On July 5, 2020, two million people in Lucknow, India gathered in a valiant act of defiance against climate change. Their goal? To plant over 250 million trees on riverbanks, farmlands, and around government buildings. With tree saplings in hand and strict social distancing orders in place, the countless volunteers, government officials, and lawmakers worked tirelessly throughout the day. The event—which is just one of the many scheduled to occur in India—is focused on meeting a “trillion trees planted” benchmark.
According to a 2019 study from the American Association for the Advancement of Science, the planting of a trillion trees globally could prove to be the single-most effective way to fight climate change. The findings of that study have further sparked the lofty and ongoing environmental goal in India. It’s an initiative that's aimed at keeping a third of India’s land area under lush forest and tree cover—that’s a staggering 235 million acres of trees by the year 2030.
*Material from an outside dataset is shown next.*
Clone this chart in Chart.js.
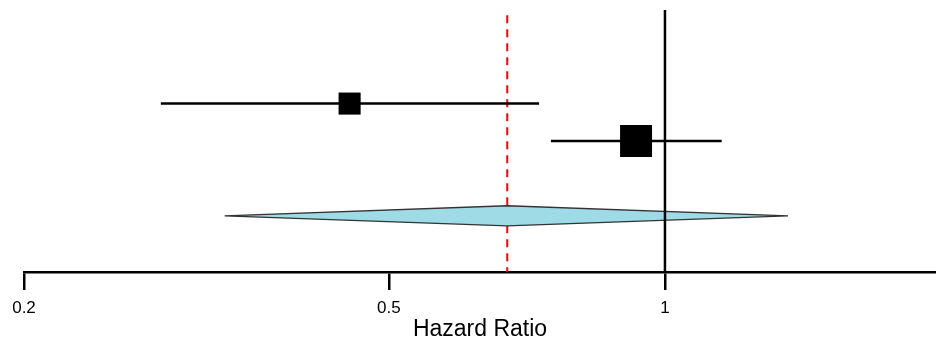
<!DOCTYPE html>
<html>
<head>
<meta charset="utf-8">
<script src="https://cdn.jsdelivr.net/npm/chart.js@4/dist/chart.umd.min.js"></script>
<style>
  html, body { margin: 0; padding: 0; background: #fff; }
  #wrap { width: 936px; height: 340px; }
</style>
</head>
<body>
<div id="wrap"><canvas id="c" width="936" height="340"></canvas></div>
<script>
// ---- data ----
const categories = ['Study 1', 'Study 2'];
const hr = [0.453, 0.930];
const lower = [0.282, 0.751];
const upper = [0.729, 1.153];
const weights = [1.0, 2.1];
const pooledCI = [0.331, 0.673, 1.362]; // lower, estimate, upper
const tickValues = [0.2, 0.5, 1];
const axisTitle = 'Hazard Ratio';

// ---- build ----
Chart.defaults.font.family = '"Liberation Sans", Arial, sans-serif';
const yMin = -1.5, yMax = 5.5;
const pooledRow = categories.length + 2;
const diamondHalf = 0.27;

const datasets = [];
// null line at HR = 1
datasets.push({
  type: 'line', order: 0,
  data: [{x: 1, y: yMin}, {x: 1, y: yMax}],
  borderColor: '#000', borderWidth: 2.5, pointRadius: 0, fill: false
});
// study squares
datasets.push({
  type: 'scatter', order: 1,
  data: categories.map((c, i) => ({x: hr[i], y: i + 1})),
  pointStyle: 'rect',
  pointRadius: weights.map(w => 15.6 * Math.sqrt(w)),
  backgroundColor: '#000', borderColor: '#000', borderWidth: 0
});
// confidence intervals
categories.forEach((c, i) => {
  datasets.push({
    type: 'line', order: 2,
    data: [{x: lower[i], y: i + 1}, {x: upper[i], y: i + 1}],
    borderColor: '#000', borderWidth: 2.5, pointRadius: 0, fill: false
  });
});
// pooled diamond
datasets.push({
  type: 'line', order: 3,
  data: [
    {x: pooledCI[0], y: pooledRow},
    {x: pooledCI[1], y: pooledRow - diamondHalf},
    {x: pooledCI[2], y: pooledRow},
    {x: pooledCI[1], y: pooledRow + diamondHalf},
    {x: pooledCI[0], y: pooledRow}
  ],
  borderColor: '#333', borderWidth: 1.3, pointRadius: 0,
  backgroundColor: '#9fdbe6', fill: 'shape', tension: 0
});
// pooled estimate reference (dashed red)
datasets.push({
  type: 'line', order: 4,
  data: [{x: pooledCI[1], y: yMin + 0.14}, {x: pooledCI[1], y: yMax}],
  borderColor: '#ff0000', borderWidth: 2, borderDash: [8, 6], pointRadius: 0, fill: false
});

new Chart(document.getElementById('c'), {
  type: 'line',
  data: { datasets },
  options: {
    responsive: false,
    animation: false,
    layout: { autoPadding: false, padding: { top: 10, left: 24, right: 0, bottom: 0 } },
    plugins: { legend: { display: false }, tooltip: { enabled: false } },
    scales: {
      x: {
        type: 'logarithmic',
        position: 'bottom',
        min: 0.2, max: 1.975,
        afterBuildTicks: axis => { axis.ticks = tickValues.map(v => ({ value: v })); },
        ticks: {
          autoSkip: false, maxRotation: 0, minRotation: 0,
          color: '#000', font: { size: 17, lineHeight: 1.0 }, padding: 9.5,
          callback: v => String(v)
        },
        grid: { drawOnChartArea: false, drawTicks: true, tickLength: 18, color: '#000', lineWidth: 2.5 },
        border: { display: true, color: '#000', width: 2.5 },
        title: { display: true, text: axisTitle, color: '#000', font: { size: 23, lineHeight: 1.0 }, padding: { top: -8, bottom: -1 } }
      },
      y: { type: 'linear', min: yMin, max: yMax, reverse: true, display: false }
    }
  }
});
</script>
</body>
</html>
Despite the vast quantity of saplings that were planted, and optimism surrounding the event, there’s a growing concern over the longevity of the trees. It’s common for 40% of the tree saplings to succumb to disease or dehydration, leaving only 60% of saplings to survive. According to government spokesperson Awanish Awasthi, the trees planted during the July 5 event “were tagged and video recorded,” in an effort to not only ensure their survival, but also to make sure they thrive.